A Review of Sean Penn’s Political Satire, ‘Bob Honey Who Just Do Stuff’

Waste management and pollution-as-symbolism seem quite popular themes in modern fiction (qua, Dellilo’s Underworld) thus it seems fitting that Hollywood actor and sometimes reporter, Sean Penn’s debut novel should cast a waste management expert as the lead. Penn’s novel, curiously titled, ‘Bob Honey Who Just Do Stuff,’ begins in — and tells the story of Bob, a boomer who works numerous different jobs, one of which happens to be a stint as an assassin. Bob is proficient, disgruntled, antisocial and yet extremely keen and idealistic; perpetually at odds with the powers that be, Bob ranges throughout the United States, on an absurdist journey of self discovery. To encompass and delineate any more of the plot would be a fairly faulty endeavor as the focus of the book is less on narrative clarity than on social commentary, which increases in terms of both frequency and indignation the further into the tome one delves.

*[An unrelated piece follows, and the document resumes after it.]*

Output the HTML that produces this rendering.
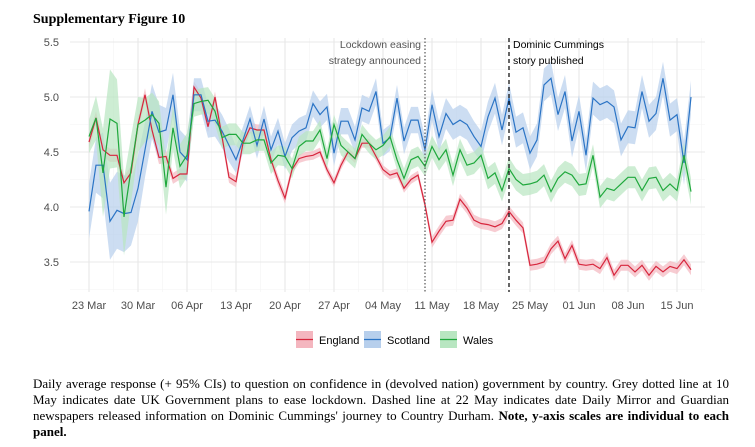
<!DOCTYPE html>
<html><head><meta charset="utf-8">
<style>
body{margin:0;background:#fff;width:755px;height:447px;overflow:hidden;position:relative;font-family:"Liberation Sans",sans-serif}
.cap{position:absolute;left:33px;width:696px;font-family:"Liberation Serif",serif;font-size:13px;color:#000;text-align:justify;text-align-last:justify;white-space:nowrap}
</style></head><body>
<svg id="chart" width="755" height="370" style="position:absolute;left:0;top:0">
<text x="33" y="23" font-family="Liberation Serif,serif" font-weight="bold" font-size="14">Supplementary Figure 10</text>
<g id="grid"></g><g id="bands"></g><g id="lines"></g><g id="axes"></g><g id="legend"></g>
</svg>
<div class="cap" style="top:376px">Daily average response (+ 95% CIs) to question on confidence in (devolved nation) government by country. Grey dotted line at 10</div>
<div class="cap" style="top:392px">May indicates date UK Government plans to ease lockdown. Dashed line at 22 May indicates date Daily Mirror and Guardian</div>
<div class="cap" style="top:408px">newspapers released information on Dominic Cummings' journey to Country Durham. <b>Note, y-axis scales are individual to each</b></div>
<div class="cap" style="top:424px;text-align-last:left"><b>panel.</b></div>
<script>
const xTickLabels=["23 Mar","30 Mar","06 Apr","13 Apr","20 Apr","27 Apr","04 May","11 May","18 May","25 May","01 Jun","08 Jun","15 Jun"];
const yTicks=[3.5,4.0,4.5,5.0,5.5];
const england=[4.59,4.81,4.52,4.47,4.47,4.22,4.31,4.75,5.02,4.70,4.45,4.46,4.26,4.30,4.30,5.09,4.99,4.73,5.0,4.64,4.27,4.23,4.58,4.72,4.70,4.70,4.43,4.24,4.08,4.34,4.44,4.46,4.47,4.50,4.34,4.22,4.38,4.50,4.44,4.58,4.58,4.46,4.34,4.29,4.31,4.17,4.25,4.29,4.02,3.68,3.78,3.87,3.88,4.07,3.99,3.88,3.85,3.84,3.82,3.85,3.96,3.88,3.81,3.47,3.48,3.50,3.62,3.69,3.53,3.65,3.48,3.47,3.48,3.44,3.54,3.38,3.47,3.47,3.41,3.47,3.38,3.46,3.41,3.46,3.44,3.52,3.43];
const scotland=[3.96,4.38,4.38,3.87,3.97,3.94,3.95,4.17,4.52,4.87,4.68,4.70,5.02,4.50,4.43,5.02,5.02,4.78,4.79,4.69,4.56,4.43,4.61,4.80,4.56,4.80,4.52,4.69,4.46,4.63,4.69,4.72,4.94,4.84,4.91,4.49,4.78,4.78,4.61,4.90,4.87,5.05,4.58,4.63,4.99,4.60,4.79,4.79,4.52,4.93,4.64,4.85,4.75,4.79,4.75,4.64,4.55,4.82,4.99,4.70,4.99,4.68,4.72,4.49,4.61,5.11,5.17,4.84,5.05,4.60,4.87,4.47,4.99,4.93,4.96,4.91,4.61,4.73,4.72,5.05,4.78,4.85,5.17,4.79,4.84,4.40,5.0];
const wales=[4.64,4.81,4.31,4.80,4.76,3.91,4.34,4.75,4.79,4.84,4.76,4.18,4.72,4.37,4.47,4.94,4.96,4.97,4.87,4.63,4.66,4.66,4.58,4.58,4.61,4.61,4.40,4.47,4.46,4.35,4.55,4.60,4.60,4.70,4.44,4.75,4.56,4.50,4.44,4.66,4.58,4.52,4.56,4.64,4.43,4.26,4.43,4.46,4.37,4.55,4.43,4.52,4.29,4.52,4.38,4.40,4.47,4.26,4.31,4.15,4.35,4.25,4.20,4.21,4.23,4.29,4.14,4.26,4.32,4.29,4.20,4.21,4.47,4.09,4.17,4.15,4.21,4.27,4.27,4.15,4.26,4.27,4.15,4.21,4.15,4.47,4.14];
const englandCI=[0.06,0.06,0.06,0.06,0.06,0.06,0.06,0.06,0.06,0.06,0.06,0.06,0.05,0.05,0.05,0.05,0.05,0.05,0.05,0.05,0.05,0.05,0.05,0.05,0.05,0.05,0.05,0.05,0.05,0.04,0.04,0.04,0.04,0.04,0.04,0.04,0.04,0.04,0.04,0.04,0.04,0.04,0.04,0.04,0.04,0.04,0.04,0.04,0.04,0.05,0.05,0.05,0.05,0.05,0.05,0.05,0.05,0.05,0.05,0.05,0.05,0.05,0.05,0.05,0.05,0.05,0.05,0.05,0.05,0.05,0.05,0.05,0.05,0.05,0.05,0.05,0.05,0.05,0.05,0.05,0.05,0.05,0.05,0.05,0.05,0.05,0.05];
const scotlandCI=[0.25,0.25,0.3,0.35,0.35,0.35,0.3,0.3,0.25,0.25,0.25,0.2,0.2,0.2,0.2,0.15,0.15,0.15,0.15,0.15,0.15,0.12,0.12,0.12,0.12,0.12,0.12,0.12,0.12,0.12,0.12,0.12,0.12,0.12,0.12,0.12,0.12,0.12,0.12,0.12,0.12,0.12,0.12,0.12,0.12,0.12,0.12,0.12,0.12,0.14,0.14,0.14,0.14,0.14,0.14,0.14,0.14,0.14,0.14,0.14,0.14,0.14,0.14,0.15,0.15,0.15,0.15,0.15,0.15,0.15,0.15,0.15,0.15,0.15,0.15,0.15,0.15,0.15,0.15,0.15,0.15,0.15,0.15,0.15,0.15,0.2,0.15];
const walesCI=[0.15,0.2,0.4,0.45,0.4,0.35,0.3,0.25,0.2,0.2,0.2,0.25,0.2,0.2,0.2,0.12,0.12,0.12,0.12,0.1,0.1,0.1,0.1,0.1,0.1,0.1,0.1,0.09,0.09,0.09,0.09,0.09,0.09,0.09,0.09,0.09,0.09,0.09,0.09,0.09,0.09,0.09,0.09,0.09,0.09,0.09,0.09,0.09,0.09,0.1,0.1,0.1,0.1,0.1,0.1,0.1,0.1,0.1,0.1,0.1,0.1,0.1,0.1,0.1,0.1,0.1,0.1,0.1,0.1,0.1,0.1,0.1,0.1,0.1,0.1,0.1,0.1,0.1,0.1,0.1,0.1,0.1,0.1,0.1,0.1,0.12,0.12];
const seriesNames=["England","Scotland","Wales"];
const NS="http://www.w3.org/2000/svg";
const X0=70,X1=705,Y0=38,Y1=292;
const xS=d=>89+7*d, yS=v=>97+(5.0-v)*110;
function mk(p,t,a){const e=document.createElementNS(NS,t);for(const k in a)e.setAttribute(k,a[k]);p.appendChild(e);return e;}
const grid=document.getElementById('grid'),bands=document.getElementById('bands'),lines=document.getElementById('lines'),axes=document.getElementById('axes'),leg=document.getElementById('legend');
// minor grid
for(let v=3.25;v<=5.5;v+=0.5){const l=mk(grid,'line',{x1:X0,x2:X1,y1:yS(v),y2:yS(v),stroke:'#f3f3f3','stroke-width':0.6});
}
for(let i=0;i<13;i++){const l=mk(grid,'line',{x1:xS(i*7+3.5),x2:xS(i*7+3.5),y1:Y0,y2:Y1,stroke:'#f3f3f3','stroke-width':0.6});
}
yTicks.forEach(v=>{const l=mk(grid,'line',{x1:X0,x2:X1,y1:yS(v),y2:yS(v),stroke:'#e8e8e8','stroke-width':1.1});

const t=mk(axes,'text',{x:59,y:yS(v)+4,'text-anchor':'end','font-size':11,fill:'#4d4d4d'});t.textContent=v.toFixed(1);
});
xTickLabels.forEach((s,i)=>{const l=mk(grid,'line',{x1:xS(i*7),x2:xS(i*7),y1:Y0,y2:Y1,stroke:'#e8e8e8','stroke-width':1.1});

const t=mk(axes,'text',{x:xS(i*7),y:309,'text-anchor':'middle','font-size':11,fill:'#4d4d4d'});t.textContent=s;
});
const cols=[['#d7263d','#f4b6bf'],['#2b74c5','#b7cfec'],['#1fa83c','#b8e6c1']];
[[england,englandCI],[scotland,scotlandCI],[wales,walesCI]].forEach(([d,c],k)=>{
 let up=d.map((v,i)=>xS(i)+','+yS(v+c[i])), lo=d.map((v,i)=>xS(i)+','+yS(v-c[i])).reverse();
 const b=mk(bands,'polygon',{points:up.concat(lo).join(' '),fill:cols[k][1],'fill-opacity':0.7});
 
 const l=mk(lines,'polyline',{points:d.map((v,i)=>xS(i)+','+yS(v)).join(' '),fill:'none',stroke:cols[k][0],'stroke-width':1.2});
 
});
// event lines
let dl=mk(axes,'line',{x1:xS(48),x2:xS(48),y1:Y0,y2:Y1,stroke:'#555','stroke-width':1.2,'stroke-dasharray':'1.5,2'});

let ds=mk(axes,'line',{x1:xS(60),x2:xS(60),y1:Y0,y2:Y1,stroke:'#000','stroke-width':1.2,'stroke-dasharray':'4,3'});

[["Lockdown easing",48],["strategy announced",64]].forEach(([s,y])=>{const t=mk(axes,'text',{x:xS(48)-4,y:y,'text-anchor':'end','font-size':10.5,fill:'#555'});t.textContent=s;
});
[["Dominic Cummings",48],["story published",64]].forEach(([s,y])=>{const t=mk(axes,'text',{x:xS(60)+4,y:y,'font-size':10.5,fill:'#000'});t.textContent=s;
});
// legend
const lx=[296,364,440];
seriesNames.forEach((n,k)=>{const g=mk(leg,'g',{});
 mk(g,'rect',{x:lx[k],y:331,width:17,height:17,fill:cols[k][1]});
 mk(g,'line',{x1:lx[k],x2:lx[k]+17,y1:339.5,y2:339.5,stroke:cols[k][0],'stroke-width':1.2});
 const t=mk(g,'text',{x:lx[k]+23,y:344,'font-size':11,fill:'#000'});t.textContent=n;});
</script>
</body></html>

Bob seems to be something of an avatar for Penn, especially given lines such as the following, “America, it seems to Bob, is no longer that beautiful girl who’d birthed him, but instead, the ghost of a girl he’d never known.” This line (and many similar one’s which can be found scattered throughout the book) encapsulate both the character’s outsider mentality as well as Penn’s own political frustrations. Some of his character’s are relatively transparent analogs to real life people, such as The Landlord, the president of Bob Honey, an unmistakable facsimile of Donald J. Trump, president of the United States of America (‘landlord’ doubtless referring to Trump’s history of business in the real estate industry). In the tale, Penn describes The Landlord as a “-violently immature seventy-year-old boy-man with money and French vanilla cotton candy hair,” such descriptions, whilst amusing, have been cited by critics as being a little “on the nose” and distracting to the plot.

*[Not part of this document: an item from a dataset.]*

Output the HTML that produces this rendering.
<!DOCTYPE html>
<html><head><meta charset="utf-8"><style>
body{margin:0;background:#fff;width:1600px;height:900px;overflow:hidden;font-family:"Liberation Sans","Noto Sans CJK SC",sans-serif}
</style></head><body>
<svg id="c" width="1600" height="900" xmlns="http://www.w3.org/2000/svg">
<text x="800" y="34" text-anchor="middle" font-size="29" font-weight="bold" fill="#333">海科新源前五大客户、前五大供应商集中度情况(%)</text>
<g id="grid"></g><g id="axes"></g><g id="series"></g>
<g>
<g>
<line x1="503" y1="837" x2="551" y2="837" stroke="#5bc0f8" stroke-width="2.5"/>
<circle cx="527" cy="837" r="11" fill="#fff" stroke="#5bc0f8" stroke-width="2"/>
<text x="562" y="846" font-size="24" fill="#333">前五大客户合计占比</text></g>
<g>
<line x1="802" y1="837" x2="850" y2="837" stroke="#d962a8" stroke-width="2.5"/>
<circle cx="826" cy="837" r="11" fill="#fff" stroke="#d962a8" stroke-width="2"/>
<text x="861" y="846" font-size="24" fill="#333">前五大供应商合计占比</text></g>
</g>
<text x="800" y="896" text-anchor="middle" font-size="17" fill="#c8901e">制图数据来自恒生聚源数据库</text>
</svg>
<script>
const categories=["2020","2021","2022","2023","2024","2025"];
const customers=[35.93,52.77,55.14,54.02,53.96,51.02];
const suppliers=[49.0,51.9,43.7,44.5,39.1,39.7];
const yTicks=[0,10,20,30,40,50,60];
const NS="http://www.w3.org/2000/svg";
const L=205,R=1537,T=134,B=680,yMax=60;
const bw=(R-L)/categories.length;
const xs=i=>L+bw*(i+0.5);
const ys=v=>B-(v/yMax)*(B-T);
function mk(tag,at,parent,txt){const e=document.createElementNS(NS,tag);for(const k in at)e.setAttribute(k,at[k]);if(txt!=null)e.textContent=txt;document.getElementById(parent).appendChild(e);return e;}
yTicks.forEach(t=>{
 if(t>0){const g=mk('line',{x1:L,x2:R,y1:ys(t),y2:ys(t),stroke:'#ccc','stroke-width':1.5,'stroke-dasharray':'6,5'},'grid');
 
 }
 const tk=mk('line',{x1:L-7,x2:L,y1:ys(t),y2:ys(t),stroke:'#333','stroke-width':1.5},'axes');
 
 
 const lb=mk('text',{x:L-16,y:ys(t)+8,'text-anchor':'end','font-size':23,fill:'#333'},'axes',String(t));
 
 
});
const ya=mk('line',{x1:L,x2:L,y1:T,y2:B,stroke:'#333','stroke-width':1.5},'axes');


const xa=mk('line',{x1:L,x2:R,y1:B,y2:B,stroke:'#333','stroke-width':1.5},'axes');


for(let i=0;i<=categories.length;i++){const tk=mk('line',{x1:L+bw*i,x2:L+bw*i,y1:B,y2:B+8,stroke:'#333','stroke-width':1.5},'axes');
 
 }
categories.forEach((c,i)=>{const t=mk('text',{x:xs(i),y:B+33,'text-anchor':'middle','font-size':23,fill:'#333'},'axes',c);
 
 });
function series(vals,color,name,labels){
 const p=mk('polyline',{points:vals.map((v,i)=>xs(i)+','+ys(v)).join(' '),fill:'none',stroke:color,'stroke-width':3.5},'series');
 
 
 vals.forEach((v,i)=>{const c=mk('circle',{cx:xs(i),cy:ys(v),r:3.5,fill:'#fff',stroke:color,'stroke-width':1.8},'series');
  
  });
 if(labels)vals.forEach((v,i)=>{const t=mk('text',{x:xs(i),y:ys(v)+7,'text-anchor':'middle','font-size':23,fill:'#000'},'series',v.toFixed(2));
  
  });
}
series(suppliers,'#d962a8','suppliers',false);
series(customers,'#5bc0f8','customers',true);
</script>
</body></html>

Given the newness of the work, no critical consensus has yet been reached but the two principal opinions which seem to be forming, positive and negative, are firstly, that the book is narratively all over the place, yet, at the same time, a biting and highly amusing look into contemporary politics (and what Penn thinks about them). Thus, if you are someone who likes their fiction wild, multi-layered, crazy, colorful and relevant, Penn’s peculiar and incendiary novel, ‘Bob Honey Who Just Do Stuff‘ might just be for you.